Trying to remove carrier bolts from rear brakes to replace rotors. What size star bit is required? Have tried my T60 (too large) and T50 (too small). Is this one of VW's proprietary bit sizes? Carrier bolt size (inside clearance) measures 12mm. My 12mm hex bit is too large. Any direction would be helpful.


----------



## thedorrman (Aug 28, 2006)

*Re: 06 Jetta Rear Brake Carrier Bolt Bit Size ? (gprym)*

That bolt is a specialty tool. I was able to get the tool from Snap-On. The tool is an 8mm Triple Square socket.
8mm:
http://buy1.snapon.com/catalog...D=282


----------



## gprym (May 11, 2008)

*Re: 06 Jetta Rear Brake Carrier Bolt Bit Size ? (thedorrman)*

Thanks for your information. Bentley manual says to replace this "multi-point socket head bolt" each time. Guess I will have to find a Snap On truck soon. I can fit a 8mm hex key into the bolt head but I don't know whether I can break it loose without stripping the bolt head.

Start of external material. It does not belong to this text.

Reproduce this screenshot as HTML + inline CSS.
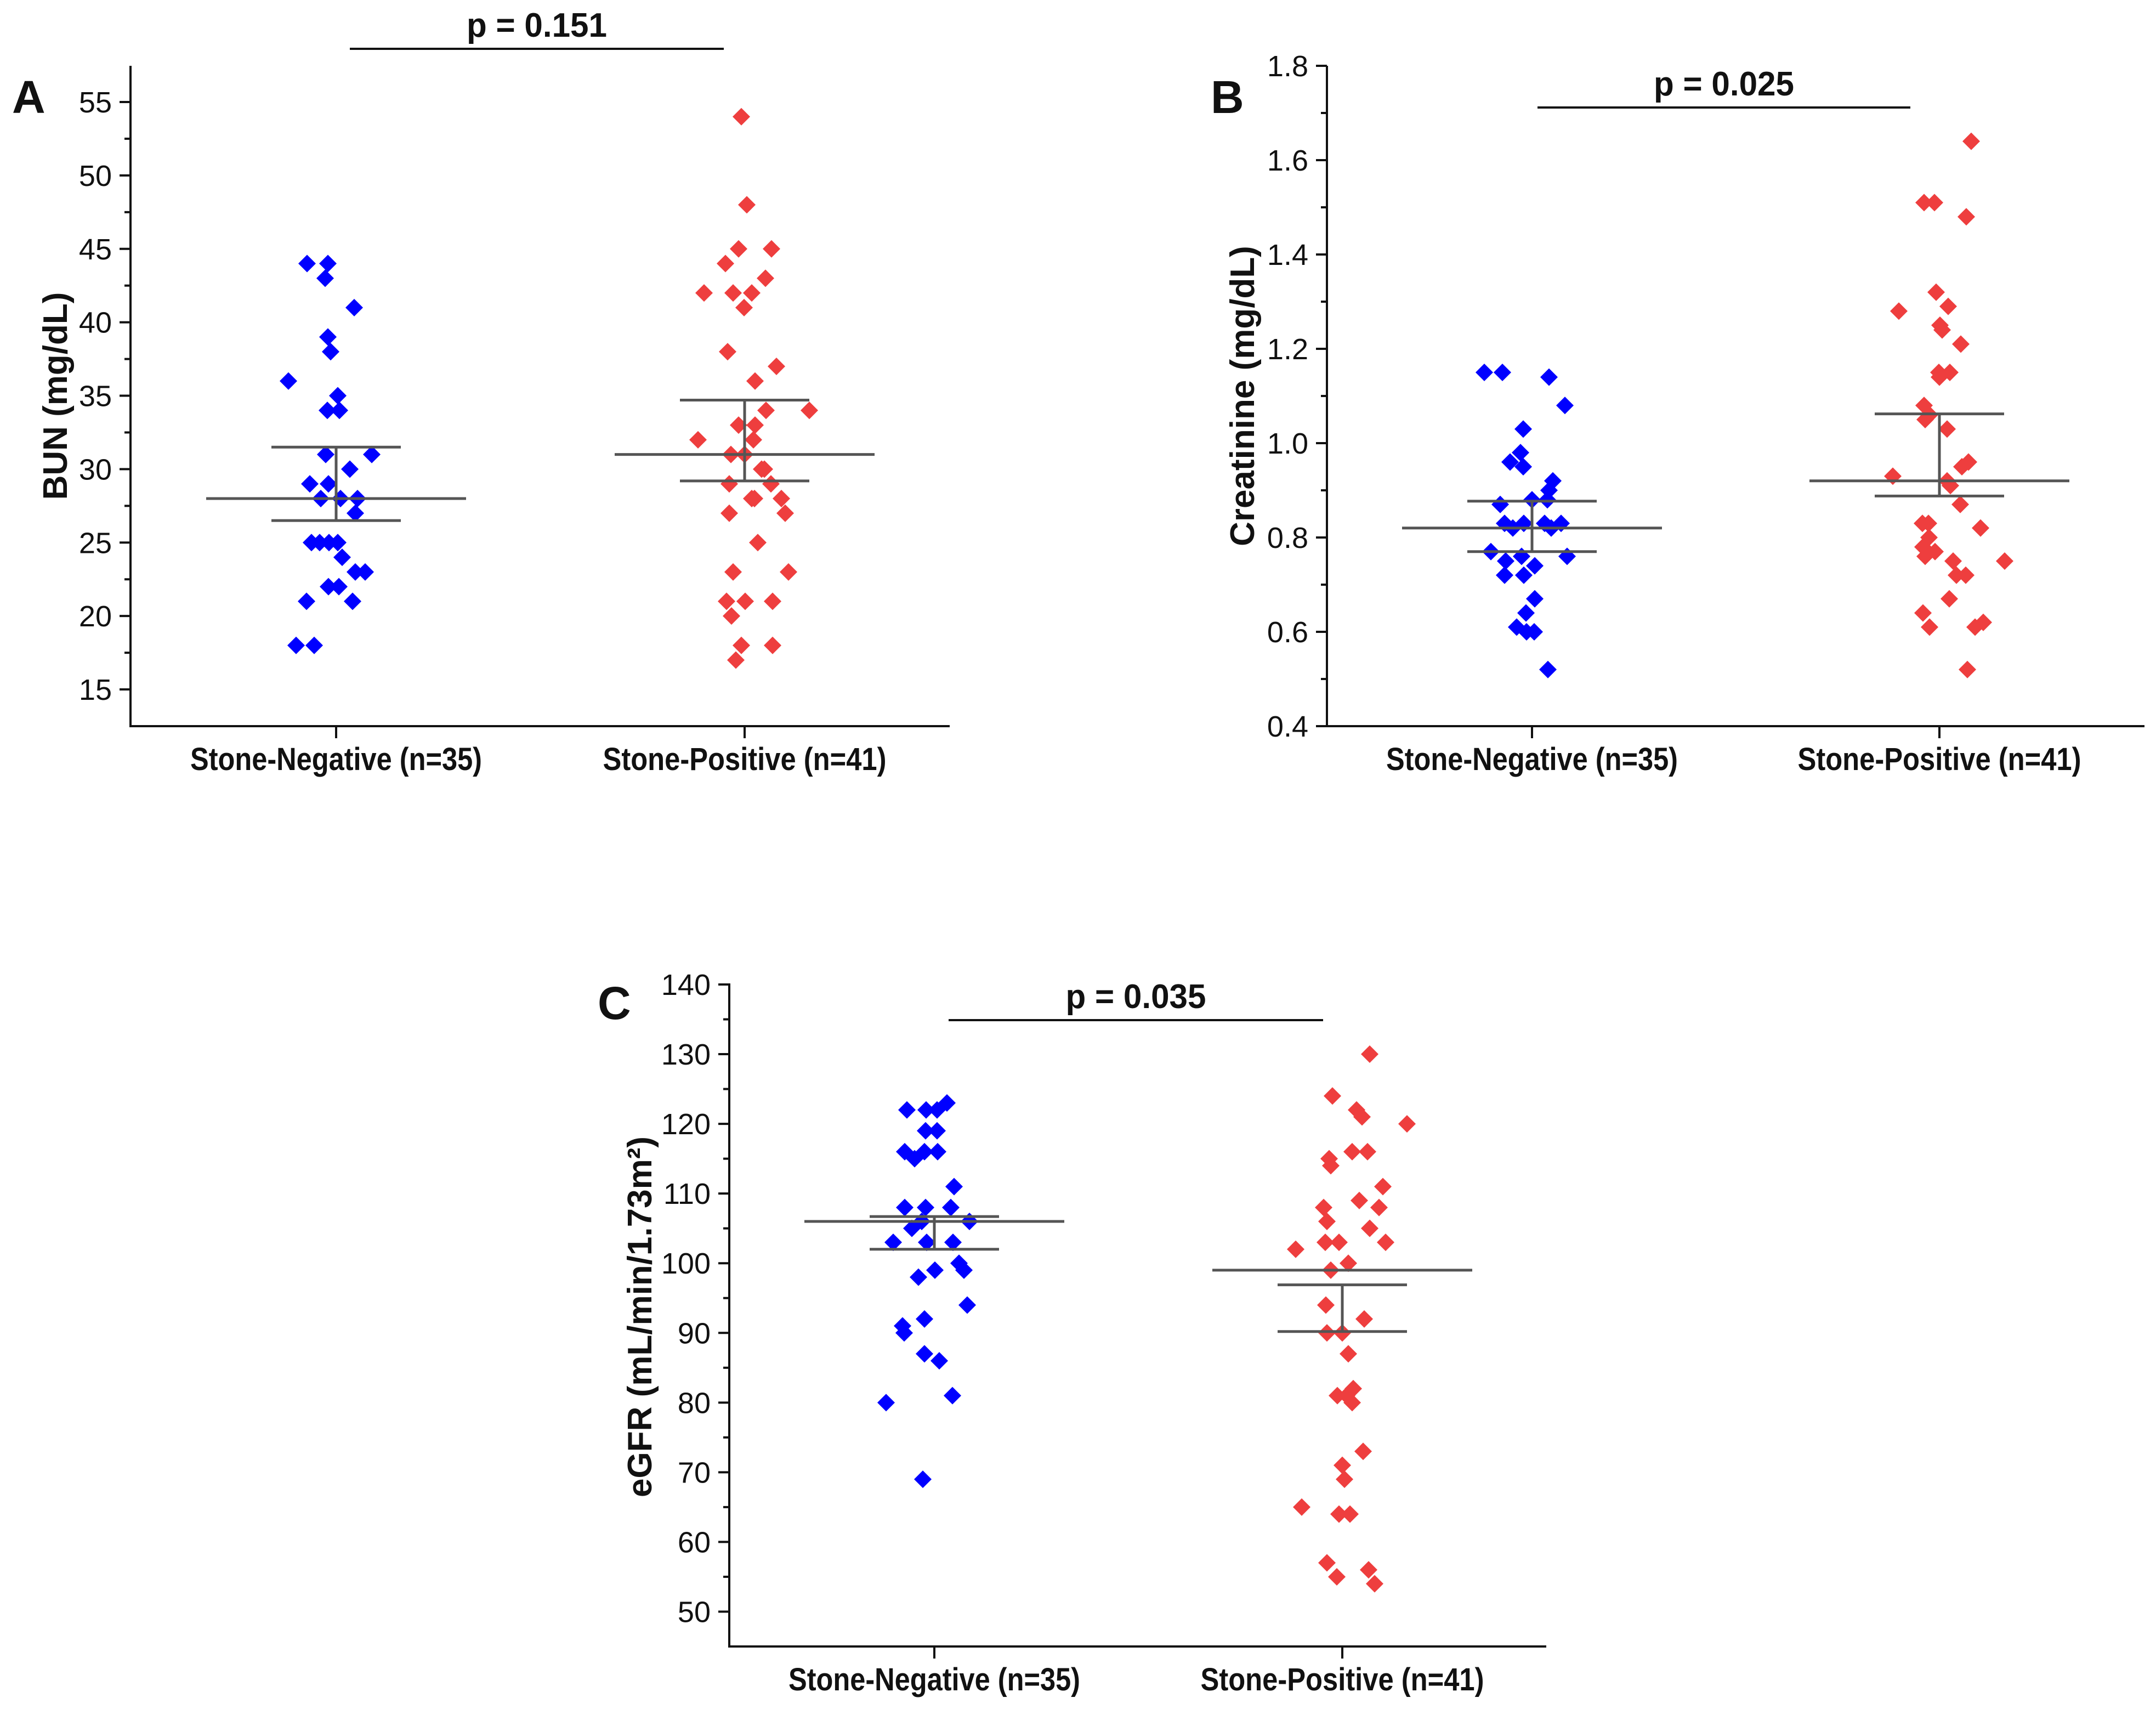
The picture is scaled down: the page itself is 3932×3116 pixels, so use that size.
<!DOCTYPE html>
<html><head><meta charset="utf-8">
<style>
html,body{margin:0;padding:0;background:#fff;}
svg{display:block;}
.tick{font-family:"Liberation Sans Narrow","Liberation Sans",sans-serif;font-size:54px;fill:#111;}
.cat{font-family:"Liberation Sans Narrow","Liberation Sans",sans-serif;font-size:58px;font-weight:bold;fill:#111;}
.pval{font-family:"Liberation Sans Narrow","Liberation Sans",sans-serif;font-size:62px;font-weight:bold;fill:#111;}
.ytitle{font-family:"Liberation Sans",sans-serif;font-size:62px;font-weight:bold;fill:#111;}
.letter{font-family:"Liberation Sans",sans-serif;font-size:84px;font-weight:bold;fill:#111;}
</style></head>
<body>
<svg id="fig" width="3932" height="3116" viewBox="0 0 3932 3116" xmlns="http://www.w3.org/2000/svg"></svg>
<script>
// ---------- data ----------
const categories = ["Stone-Negative (n=35)", "Stone-Positive (n=41)"];
const bunNeg = [44,44,43,41,39,38,36,35,34,34,31,31,30,29,29,28,28,28,27,25,25,25,25,24,23,23,22,22,21,21,18,18];
const bunNegJit = [-53,-15,-20,33,-15,-10,-87,3,-16,6,-19,65,25,-48,-14,-28,8,39,35,-45,-30,-13,3,11,35,53,-14,5,30,-54,-73,-40];
const bunPos = [54,48,45,45,44,43,42,42,42,41,38,37,36,34,34,33,33,32,32,31,31,30,30,29,29,28,28,28,27,27,25,23,23,21,21,21,20,18,18,17];
const bunPosJit = [-6,4,-11,49,-35,38,-74,-21,13,-1,-31,58,19,39,118,-11,19,-85,16,-25,0,31,36,-28,48,13,18,67,-28,74,24,-21,80,-33,1,51,-24,-6,51,-16];
const bunMean = [28, 31];
const bunSemLo = [26.5, 29.2];
const bunSemHi = [31.5, 34.7];
const bunTicks = [15,20,25,30,35,40,45,50,55];

const crNeg = [1.15,1.15,1.14,1.08,1.03,0.98,0.96,0.95,0.92,0.90,0.88,0.88,0.87,0.83,0.83,0.83,0.83,0.82,0.82,0.77,0.75,0.76,0.74,0.76,0.72,0.72,0.67,0.64,0.61,0.60,0.60,0.52];
const crNegJit = [-87,-54,31,60,-16,-21,-40,-16,38,31,28,0,-58,-50,-15,23,53,-35,35,-75,-48,-19,5,64,-50,-15,5,-11,-28,-10,4,29];
const crPos = [1.64,1.51,1.51,1.48,1.32,1.28,1.29,1.25,1.24,1.21,1.15,1.15,1.14,1.08,1.06,1.05,1.03,0.96,0.95,0.93,0.92,0.91,0.87,0.83,0.83,0.82,0.80,0.78,0.77,0.76,0.75,0.75,0.72,0.72,0.67,0.64,0.61,0.61,0.62,0.52];
const crPosJit = [58,-28,-9,49,-6,-74,16,1,5,39,-1,19,0,-28,-18,-26,14,53,41,-85,14,20,38,-31,-20,75,-19,-30,-8,-26,25,119,31,48,18,-30,-18,65,80,51];
const crMean = [0.82, 0.92];
const crSemLo = [0.77, 0.888];
const crSemHi = [0.877, 1.062];
const crTicks = [0.4,0.6,0.8,1.0,1.2,1.4,1.6,1.8];

const egNeg = [122,122,122,123,119,119,116,116,116,115,111,108,108,108,106,106,105,103,103,103,100,99,99,98,94,91,92,90,87,86,81,80,69];
const egNegJit = [-50,-15,5,23,-16,5,-54,-18,6,-36,36,-54,-16,30,-23,64,-41,-75,-14,34,45,54,1,-29,60,-58,-18,-55,-18,9,33,-88,-21];
const egPos = [130,124,122,121,120,116,116,115,114,111,109,108,108,106,105,103,103,103,102,100,99,94,92,90,90,87,82,81,81,80,73,71,69,65,64,64,57,56,55,54];
const egPosJit = [50,-18,26,36,118,18,46,-24,-21,74,31,-34,67,-28,50,-31,-6,79,-85,11,-21,-30,40,-28,0,11,20,-9,8,18,38,0,4,-74,-6,14,-28,48,-10,59];
const egMean = [106, 99];
const egSemLo = [102, 90.2];
const egSemHi = [106.7, 96.9];
const egTicks = [50,60,70,80,90,100,110,120,130,140];

// ---------- drawing ----------
const NS = "http://www.w3.org/2000/svg";
const svg = document.getElementById("fig");
const catWidths = [532, 517];
function mk(tag, attrs, parent){
  const e = document.createElementNS(NS, tag);
  for (const k in attrs) e.setAttribute(k, attrs[k]);
  (parent||svg).appendChild(e);
  return e;
}
function panel(cfg){
  const g = mk("g", {});
  
  
  const y = v => cfg.y0 + (v - cfg.vmin) * (cfg.y1 - cfg.y0) / (cfg.vmax - cfg.vmin);
  const x = i => cfg.cx[i];
  const ya = mk("line", {x1:cfg.ax, y1:cfg.top, x2:cfg.ax, y2:cfg.y0+1, stroke:"#111","stroke-width":4}, g);
  
  
  const xa = mk("line", {x1:cfg.ax-2, y1:cfg.y0, x2:cfg.right, y2:cfg.y0, stroke:"#111","stroke-width":4}, g);
  
  
  cfg.ticks.forEach((t, i) => {
    const ty = y(t);
    mk("line", {x1:cfg.ax-20, y1:ty, x2:cfg.ax, y2:ty, stroke:"#111","stroke-width":4}, g);
    const lab = mk("text", {x:cfg.ax-34, y:ty+19, "text-anchor":"end", class:"tick"}, g);
    lab.textContent = cfg.fmt(t);
    
    
    if (i < cfg.ticks.length - 1) {
      const my = y((t + cfg.ticks[i+1]) / 2);
      mk("line", {x1:cfg.ax-11, y1:my, x2:cfg.ax, y2:my, stroke:"#111","stroke-width":4}, g);
    }
  });
  categories.forEach((c, i) => {
    mk("line", {x1:x(i), y1:cfg.y0, x2:x(i), y2:cfg.y0+22, stroke:"#111","stroke-width":4}, g);
    const t = mk("text", {x:x(i), y:cfg.y0+80, "text-anchor":"middle", class:"cat",
      textLength:catWidths[i], lengthAdjust:"spacingAndGlyphs"}, g);
    t.textContent = c;
    
    
  });
  const yt = mk("text", {x:cfg.titleX, y:cfg.titleY, "text-anchor":"middle", class:"ytitle",
    transform:"rotate(-90 "+cfg.titleX+" "+cfg.titleY+")"}, g);
  yt.textContent = cfg.title;
  
  
  const L = mk("text", {x:cfg.letterX, y:cfg.letterY, class:"letter"}, g);
  L.textContent = cfg.letter;
  
  
  const pl = mk("line", {x1:cfg.pX1, y1:cfg.pY, x2:cfg.pX2, y2:cfg.pY, stroke:"#111","stroke-width":4}, g);
  
  
  const pt = mk("text", {x:(cfg.pX1+cfg.pX2)/2, y:cfg.pY-22, "text-anchor":"middle", class:"pval",
    textLength:256, lengthAdjust:"spacingAndGlyphs"}, g);
  pt.textContent = cfg.ptext;
  
  
  const sets = [[cfg.neg, cfg.negJit, "#0000ff"], [cfg.pos, cfg.posJit, "#ee3e3e"]];
  sets.forEach((s, i) => {
    s[0].forEach((v, k) => {
      const px = x(i) + (s[1][k] || 0), py = y(v), r = 16;
      const d = mk("path", {d:"M"+px+" "+(py-r)+"L"+(px+r)+" "+py+"L"+px+" "+(py+r)+"L"+(px-r)+" "+py+"Z", fill:s[2]}, g);
      
      
    });
  });
  [0,1].forEach(i => {
    const col = "#555", sw = 5;
    const m = mk("line", {x1:x(i)-cfg.meanHalf, y1:y(cfg.mean[i]), x2:x(i)+cfg.meanHalf, y2:y(cfg.mean[i]), stroke:col,"stroke-width":sw}, g);
    
    
    const v = mk("line", {x1:x(i), y1:y(cfg.semLo[i]), x2:x(i), y2:y(cfg.semHi[i]), stroke:col,"stroke-width":sw}, g);
    
    
    [cfg.semLo[i], cfg.semHi[i]].forEach(e => {
      const c = mk("line", {x1:x(i)-cfg.capHalf, y1:y(e), x2:x(i)+cfg.capHalf, y2:y(e), stroke:col,"stroke-width":sw}, g);
      
      
    });
  });
}

panel({name:"panel-a-bun", ax:238, top:120, y0:1324, right:1732, vmin:12.5, vmax:55,
  y1:186, fmt:v=>String(v), ticks:bunTicks, cx:[613,1358],
  title:"BUN (mg/dL)", titleX:122, titleY:722, letter:"A", letterX:22, letterY:206,
  pX1:638, pX2:1320, pY:89, ptext:"p = 0.151",
  neg:bunNeg, negJit:bunNegJit, pos:bunPos, posJit:bunPosJit,
  mean:bunMean, semLo:bunSemLo, semHi:bunSemHi, meanHalf:237, capHalf:118});

panel({name:"panel-b-creatinine", ax:2420, top:120, y0:1324, right:3911, vmin:0.4, vmax:1.8,
  y1:120, fmt:v=>v.toFixed(1), ticks:crTicks, cx:[2794,3537],
  title:"Creatinine (mg/dL)", titleX:2287, titleY:722, letter:"B", letterX:2208, letterY:206,
  pX1:2804, pX2:3484, pY:196, ptext:"p = 0.025",
  neg:crNeg, negJit:crNegJit, pos:crPos, posJit:crPosJit,
  mean:crMean, semLo:crSemLo, semHi:crSemHi, meanHalf:237, capHalf:118});

panel({name:"panel-c-egfr", ax:1330, top:1793, y0:3002, right:2820, vmin:45, vmax:140,
  y1:1795, fmt:v=>String(v), ticks:egTicks, cx:[1704,2448],
  title:"eGFR (mL/min/1.73m²)", titleX:1188, titleY:2401, letter:"C", letterX:1090, letterY:1858,
  pX1:1730, pX2:2413, pY:1860, ptext:"p = 0.035",
  neg:egNeg, negJit:egNegJit, pos:egPos, posJit:egPosJit,
  mean:egMean, semLo:egSemLo, semHi:egSemHi, meanHalf:237, capHalf:118});
</script>
</body></html>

It must take quite a bit of force to get it off.


----------



## phatvw (Aug 29, 2001)

*Re: 06 Jetta Rear Brake Carrier Bolt Bit Size ? (gprym)*

NAPA has this tool for about $4. Same tool used for MkIV drive axles...


----------



## inverno_06 (Nov 21, 2006)

*Re: 06 Jetta Rear Brake Carrier Bolt Bit Size ? (phatvw)*

you would probably strip it with the 8mm allen cause they take alot of force to break loose, usually a half inch ratchet


----------